- [Provided records]:
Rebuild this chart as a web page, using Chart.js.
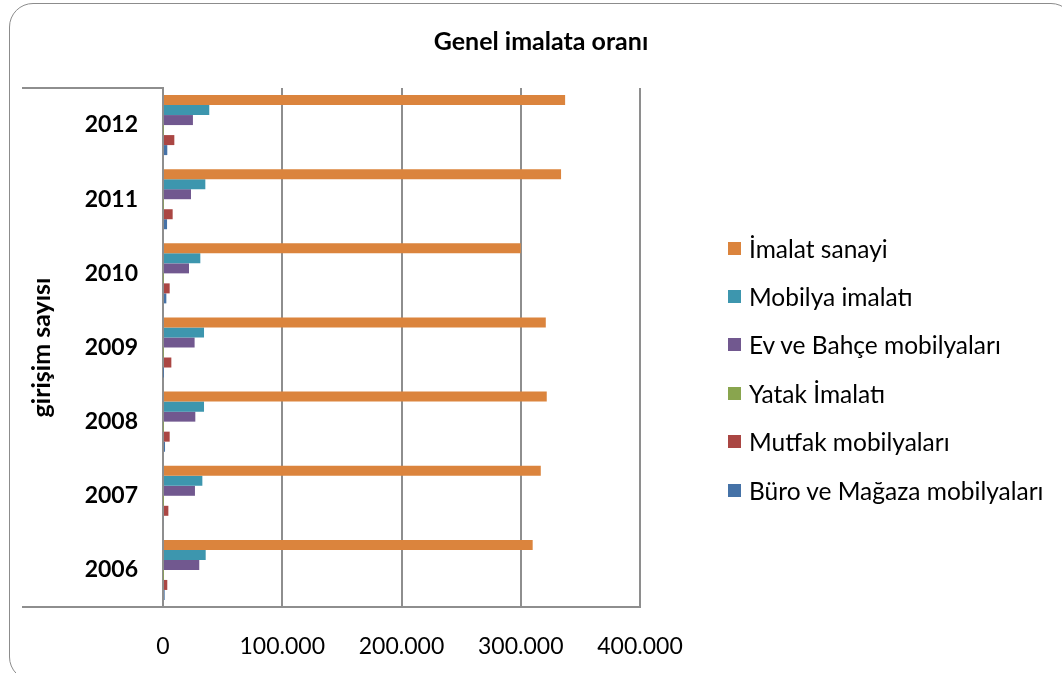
<!DOCTYPE html>
<html>
<head>
<meta charset="utf-8">
<script src="https://cdn.jsdelivr.net/npm/chart.js@4/dist/chart.umd.min.js"></script>
<style>
    html, body { margin: 0; padding: 0; background: #fff; overflow: hidden; }
    #wrap { position: relative; width: 1062px; height: 673px; }
    #frame { position: absolute; left: 9px; top: 3px; width: 1064px; height: 676px; border: 1.5px solid #8c8c8c; border-radius: 24px; }
    #chart { position: absolute; left: 0; top: 0; }
    #legend { position: absolute; left: 728px; top: 224px; margin: 0; padding: 0; list-style: none; font-family: Lato, sans-serif; font-size: 24.5px; color: #000; }
    #legend li { display: flex; align-items: center; height: 48.4px; white-space: nowrap; }
    #legend .box { width: 13px; height: 13px; margin-right: 8px; flex: none; }
</style>
</head>
<body>
<div id="wrap">
    <div id="frame"></div>
    <canvas id="chart" width="1062" height="673"></canvas>
    <ul id="legend"></ul>
</div>
<script>
const years = ['2012', '2011', '2010', '2009', '2008', '2007', '2006'];
const seriesNames = ['İmalat sanayi', 'Mobilya imalatı', 'Ev ve Bahçe mobilyaları', 'Yatak İmalatı', 'Mutfak mobilyaları', 'Büro ve Mağaza mobilyaları'];
const imalatSanayi = [337200, 333800, 300000, 321000, 321800, 316800, 310000];
const mobilyaImalati = [38800, 35500, 31300, 34400, 34400, 33000, 35800];
const evBahce = [25100, 23500, 21800, 26500, 27100, 26800, 30400];
const yatak = [350, 350, 300, 300, 300, 250, 250];
const mutfak = [9500, 8100, 5600, 7000, 5600, 4500, 3600];
const buroMagaza = [3600, 3400, 2800, 200, 1700, 800, 1400];
const xTicks = [0, 100000, 200000, 300000, 400000];

const colors = ['#DB843D', '#3D96AE', '#71588F', '#89A54E', '#AA4643', '#4572A7'];
const gridColor = '#8e8e8e';

Chart.defaults.font.family = 'Lato';

function fmt(v) {
    return String(v).replace(/\B(?=(\d{3})+(?!\d))/g, '.');
}

const values = [imalatSanayi, mobilyaImalati, evBahce, yatak, mutfak, buroMagaza];

// lines of the outer category level (top and bottom, running left of the axis)
const categoryFrame = {
    id: 'categoryFrame',
    afterDraw(chart) {
        const { ctx, chartArea, scales } = chart;
        const x0 = scales.y.left - 12;
        ctx.save();
        ctx.strokeStyle = gridColor;
        ctx.lineWidth = 2;
        ctx.beginPath();
        ctx.moveTo(x0, chartArea.top);
        ctx.lineTo(chartArea.left, chartArea.top);
        ctx.moveTo(x0, chartArea.bottom);
        ctx.lineTo(chartArea.left, chartArea.bottom);
        ctx.stroke();
        ctx.restore();
    }
};

// legend as html, built from the chart's own legend items
const htmlLegend = {
    id: 'htmlLegend',
    afterUpdate(chart) {
        const list = document.getElementById('legend');
        const items = chart.options.plugins.legend.labels.generateLabels(chart);
        list.innerHTML = items.map(item => `
            <li><span class="box" style="background:${item.fillStyle}"></span>${item.text}</li>
        `).join('');
    }
};

new Chart(document.getElementById('chart'), {
    type: 'bar',
    data: {
        labels: years,
        datasets: seriesNames.map((name, i) => ({
            label: name,
            data: values[i],
            backgroundColor: colors[i],
            borderWidth: 0,
            categoryPercentage: 0.81,
            barPercentage: 1
        }))
    },
    options: {
        indexAxis: 'y',
        responsive: false,
        animation: false,
        layout: { padding: { left: 34, right: 14, top: 0, bottom: 0 } },
        scales: {
            x: {
                min: 0,
                max: 400000,
                afterBuildTicks: s => { s.ticks = xTicks.map(v => ({ value: v })); },
                ticks: { padding: 26, color: '#000', font: { size: 23 }, callback: v => fmt(v) },
                grid: { color: gridColor, lineWidth: 2, drawTicks: false },
                border: { color: gridColor, width: 2 },
                afterFit: s => { s.height = 66; }
            },
            y: {
                grid: { display: false, drawTicks: false },
                border: { color: gridColor, width: 2 },
                ticks: { padding: 25, color: '#000', font: { size: 23, weight: 'bold' } },
                title: {
                    display: true, text: 'girişim sayısı', color: '#000', padding: 0,
                    font: { size: 25, weight: 'bold', lineHeight: 0.6 }
                },
                afterFit: s => { s.width = 129; }
            },
            // empty space that holds the legend column
            gap: {
                position: 'right',
                grid: { display: false },
                border: { display: false },
                ticks: { display: false },
                afterFit: s => { s.width = 408; }
            }
        },
        plugins: {
            title: {
                display: true,
                text: 'Genel imalata oranı',
                color: '#000',
                font: { size: 25, weight: 'bold' },
                padding: { top: 27, bottom: 31 }
            },
            legend: { display: false },
            tooltip: { enabled: false }
        }
    },
    plugins: [categoryFrame, htmlLegend]
});
</script>
</body>
</html>
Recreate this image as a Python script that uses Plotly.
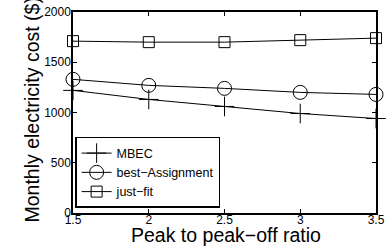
import plotly.graph_objects as go

ratios = [1.5, 2, 2.5, 3, 3.5]
mbec = [1220, 1130, 1060, 990, 940]
best_assign = [1330, 1270, 1240, 1200, 1180]
just_fit = [1710, 1700, 1700, 1720, 1740]

fig = go.Figure()
series = [
    ("MBEC", mbec, "cross-thin-open", 14),
    ("best\u2212Assignment", best_assign, "circle-open", 14),
    ("just\u2212fit", just_fit, "square-open", 11),
]
for name, vals, sym, size in series:
    fig.add_trace(go.Scatter(
        x=ratios, y=vals, name=name, mode="lines+markers",
        line=dict(color="black", width=1),
        marker=dict(symbol=sym, size=size, color="black", line=dict(color="black", width=1)),
        cliponaxis=False,
    ))

fig.update_layout(
    width=386, height=247,
    margin=dict(l=73, r=10, t=12, b=34),
    paper_bgcolor="white", plot_bgcolor="white",
    font=dict(family="Liberation Sans, Arial", color="black", size=12),
    showlegend=True,
    legend=dict(x=0.007, y=0.025, xanchor="left", yanchor="bottom",
                bgcolor="white", bordercolor="black", borderwidth=1.5,
                font=dict(size=12.5), tracegroupgap=0, itemwidth=30),
    annotations=[
        dict(text="Peak to peak\u2212off ratio", xref="paper", yref="paper",
             x=0.505, y=0, xanchor="center", yanchor="top", yshift=-9,
             showarrow=False, font=dict(size=19.5)),
        dict(text="Monthly electricity cost ($)", xref="paper", yref="paper",
             x=0, y=0.5, xanchor="center", yanchor="middle", xshift=-42, yshift=2,
             textangle=-90, showarrow=False, font=dict(size=19.5)),
    ],
)
fig.update_xaxes(
    range=[1.5, 3.5], tickvals=[1.5, 2, 2.5, 3, 3.5], ticktext=["1.5", "2", "2.5", "3", "3.5"],
    ticks="inside", ticklen=4, tickcolor="black", mirror="ticks",
    showline=True, linecolor="black", linewidth=1.5, showgrid=False, zeroline=False,
    tickfont=dict(size=12), automargin=False, ticklabelstandoff=-5,
)
fig.update_yaxes(
    range=[0, 2000], tickvals=[0, 500, 1000, 1500, 2000],
    ticks="inside", ticklen=4, tickcolor="black", mirror="ticks",
    showline=True, linecolor="black", linewidth=1.5, showgrid=False, zeroline=False,
    tickfont=dict(size=12), automargin=False, ticklabelstandoff=-2,
)
fig.write_html("out.html", config={"displayModeBar": False},
               post_script="document.body.style.margin='0';")
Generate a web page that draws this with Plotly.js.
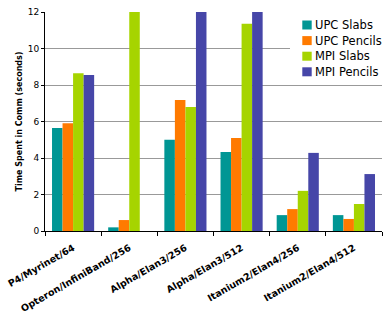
<!DOCTYPE html>
<html>
<head>
<meta charset="utf-8">
<script src="https://cdn.plot.ly/plotly-3.0.1.min.js"></script>
<style>html,body{margin:0;padding:0;background:#fff;}</style>
</head>
<body>
<div id="chart" style="width:383px;height:313px;"></div>
<script>
var categories = ["P4/Myrinet/64", "Opteron/InfiniBand/256", "Alpha/Elan3/256", "Alpha/Elan3/512", "Itanium2/Elan4/256", "Itanium2/Elan4/512"];
var upcSlabs   = [5.65, 0.2, 5.0, 4.33, 0.87, 0.87];
var upcPencils = [5.9, 0.6, 7.18, 5.1, 1.2, 0.66];
var mpiSlabs   = [8.65, 14.0, 6.8, 11.35, 2.2, 1.48];
var mpiPencils = [8.55, null, 15.0, 18.0, 4.28, 3.12];
var seriesNames = ["UPC Slabs", "UPC Pencils", "MPI Slabs", "MPI Pencils"];
var yTicks = [0, 2, 4, 6, 8, 10, 12];

var colors = ["#009694", "#FF7A00", "#A6D400", "#4646A8"];
var series = [upcSlabs, upcPencils, mpiSlabs, mpiPencils];
var data = series.map(function(vals, i) {
  return {
    type: "bar",
    x: categories,
    y: vals,
    name: seriesNames[i],
    marker: {color: colors[i], line: {width: 0}},
    hoverinfo: "none",
    showlegend: false
  };
});

// plot area in pixels (for the hand-drawn legend box)
var W = 383, H = 313, ML = 45, MR = 1, MT = 12, MB = 82;
var PW = W - ML - MR, PH = H - MT - MB;
function px(x) { return (x - ML) / PW; }
function py(y) { return 1 - (y - MT) / PH; }

var shapes = [{
  type: "rect", xref: "paper", yref: "paper", layer: "above",
  x0: px(290), x1: px(383), y0: py(83), y1: py(14),
  fillcolor: "#ffffff", line: {width: 0}
}];
var annotations = [];
var rowY0 = 25, rowStep = 15.6;
seriesNames.forEach(function(name, i) {
  var cy = rowY0 + i * rowStep;
  shapes.push({
    type: "rect", xref: "paper", yref: "paper", layer: "above",
    x0: px(302.3), x1: px(311.7), y0: py(cy + 4.5), y1: py(cy - 4.5),
    fillcolor: colors[i], line: {width: 0}
  });
  annotations.push({
    xref: "paper", yref: "paper", x: px(313.5), y: py(cy),
    xanchor: "left", yanchor: "middle", showarrow: false,
    text: name, borderpad: 0,
    font: {size: 11.5, family: "DejaVu Sans, Verdana, sans-serif", color: "#000"}
  });
});

var layout = {
  width: W,
  height: H,
  margin: {l: ML, r: MR, t: MT, b: MB, pad: 0},
  paper_bgcolor: "#ffffff",
  plot_bgcolor: "#ffffff",
  barmode: "group",
  bargap: 0.25,
  bargroupgap: 0,
  font: {family: "DejaVu Sans, Verdana, sans-serif", color: "#000"},
  showlegend: false,
  shapes: shapes,
  annotations: annotations,
  xaxis: {
    type: "category",
    tickangle: -30,
    tickfont: {size: 9.5, family: "DejaVu Sans, Verdana, sans-serif", weight: "bold", color: "#000"},
    ticklabelstandoff: 7,
    showline: true,
    linecolor: "#000",
    linewidth: 1,
    ticks: "outside",
    tickson: "boundaries",
    ticklen: 4,
    tickcolor: "#000",
    showgrid: false,
    zeroline: false
  },
  yaxis: {
    range: [0, 12],
    tickvals: yTicks,
    ticktext: yTicks.map(String),
    tickfont: {size: 9, family: "DejaVu Sans, Verdana, sans-serif", color: "#000"},
    showline: true,
    linecolor: "#000",
    linewidth: 1,
    ticks: "outside",
    ticklen: 3,
    tickcolor: "#000",
    showgrid: true,
    gridcolor: "#999999",
    gridwidth: 1,
    zeroline: false,
    title: {
      text: "Time Spent in Comm (seconds)",
      font: {size: 8, family: "DejaVu Sans, Verdana, sans-serif", weight: "bold", color: "#000"},
      standoff: 3
    }
  }
};

Plotly.newPlot("chart", data, layout, {displayModeBar: false, staticPlot: true});
</script>
</body>
</html>
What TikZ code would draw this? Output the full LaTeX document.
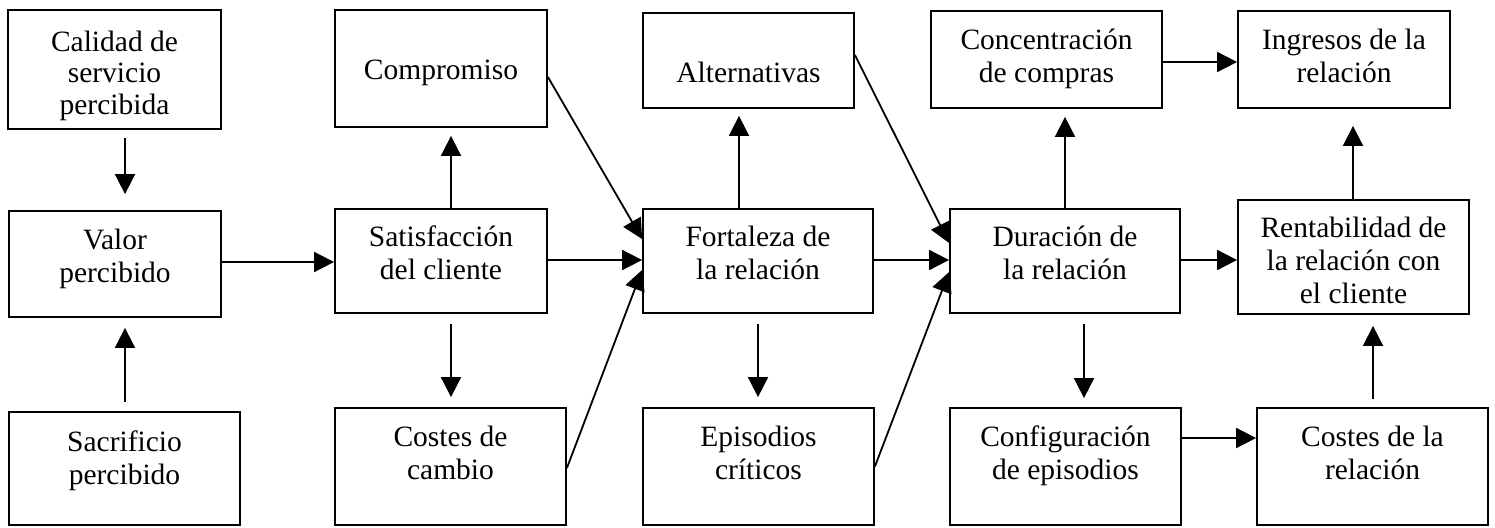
\documentclass[tikz,border=0pt]{standalone}
\usepackage{fontspec}
\setmainfont{Liberation Serif}
\usetikzlibrary{arrows.meta}
\tikzset{
  box/.style={draw, line width=1.8pt, inner sep=0pt},
  txt/.style={align=center, inner sep=0pt, anchor=base, font=\fontsize{29.5}{33}\selectfont},
  arr/.style={line width=1.8pt, -{Triangle[length=20pt,width=20pt]}},
}
\begin{document}
\begin{tikzpicture}[x=1pt,y=-1pt]
\useasboundingbox (0,0) rectangle (1495,527);
% boxes
\node[box, minimum width=213pt, minimum height=119pt] (cal) at (114.5,69.5) {};
\node[box, minimum width=212pt, minimum height=106pt] (val) at (115,264) {};
\node[box, minimum width=231pt, minimum height=113pt] (sac) at (124.5,468.5) {};
\node[box, minimum width=212pt, minimum height=117pt] (com) at (441,68.5) {};
\node[box, minimum width=212pt, minimum height=104pt] (sat) at (441,261) {};
\node[box, minimum width=231pt, minimum height=117pt] (cos) at (450.5,466.5) {};
\node[box, minimum width=211pt, minimum height=95pt] (alt) at (748.5,60.5) {};
\node[box, minimum width=230pt, minimum height=104pt] (fort) at (758,261) {};
\node[box, minimum width=231pt, minimum height=117pt] (epi) at (758.5,466.5) {};
\node[box, minimum width=231pt, minimum height=97pt] (conc) at (1046.5,59.5) {};
\node[box, minimum width=230pt, minimum height=104pt] (dur) at (1065,261) {};
\node[box, minimum width=231pt, minimum height=117pt] (conf) at (1065.5,466.5) {};
\node[box, minimum width=212pt, minimum height=97pt] (ing) at (1344,59.5) {};
\node[box, minimum width=231pt, minimum height=114pt] (ren) at (1353.5,257) {};
\node[box, minimum width=231pt, minimum height=117pt] (cor) at (1372.5,466.5) {};
% texts (anchored at the baseline of their last line)
\node[txt, font=\fontsize{29.5}{31.5}\selectfont] (cal-t) at (114.5,114) {Calidad de\\servicio\\percibida};
\node[txt] (val-t) at (115,282) {Valor\\percibido};
\node[txt] (sac-t) at (124.5,484) {Sacrificio\\percibido};
\node[txt] (com-t) at (441,79) {Compromiso};
\node[txt] (sat-t) at (441,279) {Satisfacción\\del cliente};
\node[txt] (cos-t) at (450.5,479) {Costes de\\cambio};
\node[txt] (alt-t) at (748.5,82) {Alternativas};
\node[txt] (fort-t) at (758,279) {Fortaleza de\\la relación};
\node[txt] (epi-t) at (758.5,479) {Episodios\\críticos};
\node[txt] (conc-t) at (1046.5,82) {Concentración\\de compras};
\node[txt] (dur-t) at (1065,279) {Duración de\\la relación};
\node[txt] (conf-t) at (1065.5,479) {Configuración\\de episodios};
\node[txt] (ing-t) at (1344,82) {Ingresos de la\\relación};
\node[txt] (ren-t) at (1353.5,303) {Rentabilidad de\\la relación con\\el cliente};
\node[txt] (cor-t) at (1372.5,479) {Costes de la\\relación};
% arrows
\draw[arr, shorten <=8pt, shorten >=16pt] ([xshift=10.5pt]cal.south) -- ([xshift=10.5pt]cal.south |- val.north);
\draw[arr, shorten <=9pt, shorten >=10pt] ([xshift=0.5pt]sac.north) -- ([xshift=0.5pt]sac.north |- val.south);
\draw[arr] ([yshift=2pt]val.east) -- ([yshift=2pt]val.east -| sat.west);
\draw[arr, shorten >=8pt] ([xshift=10pt]sat.north) -- ([xshift=10pt]sat.north |- com.south);
\draw[arr, shorten <=10pt, shorten >=10pt] ([xshift=10pt]sat.south) -- ([xshift=10pt]sat.south |- cos.north);
\draw[arr] ([yshift=-8.5pt]com.east) -- ([yshift=22pt]fort.west);
\draw[arr] ([yshift=1pt]sat.east) -- ([yshift=1pt]sat.east -| fort.west);
\draw[arr] ([yshift=-1.5pt]cos.east) -- ([yshift=-9pt]fort.west);
\draw[arr, shorten >=7pt] ([xshift=-19pt]fort.north) -- ([xshift=-19pt]fort.north |- alt.south);
\draw[arr, shorten <=10pt, shorten >=10pt] (fort.south) -- (fort.south |- epi.north);
\draw[arr] ([yshift=5.5pt]alt.east) -- ([yshift=18pt]dur.west);
\draw[arr] ([yshift=1pt]fort.east) -- ([yshift=1pt]fort.east -| dur.west);
\draw[arr] (epi.east) -- ([yshift=-11pt]dur.west);
\draw[arr, shorten >=8pt] (dur.north) -- (dur.north |- conc.south);
\draw[arr, shorten <=10pt, shorten >=9pt] ([xshift=19pt]dur.south) -- ([xshift=19pt]dur.south |- conf.north);
\draw[arr] ([yshift=-2.5pt]conc.east) -- ([yshift=-2.5pt]conc.east -| ing.west);
\draw[arr] ([yshift=1pt]dur.east) -- ([yshift=1pt]dur.east -| ren.west);
\draw[arr, shorten >=17pt] ([xshift=-0.5pt]ren.north) -- ([xshift=-0.5pt]ren.north |- ing.south);
\draw[arr, shorten <=8pt, shorten >=11pt] ([xshift=0.5pt]cor.north) -- ([xshift=0.5pt]cor.north |- ren.south);
\draw[arr] ([yshift=28.5pt]conf.east) -- ([yshift=28.5pt]conf.east -| cor.west);
\end{tikzpicture}
\end{document}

- [Stated exercise]: Collect every line above that contains the word "page".

- [Exercise response]:
Rebuild this chart as a web page, using Chart.js.
Generate a web page that draws this with Plotly.js.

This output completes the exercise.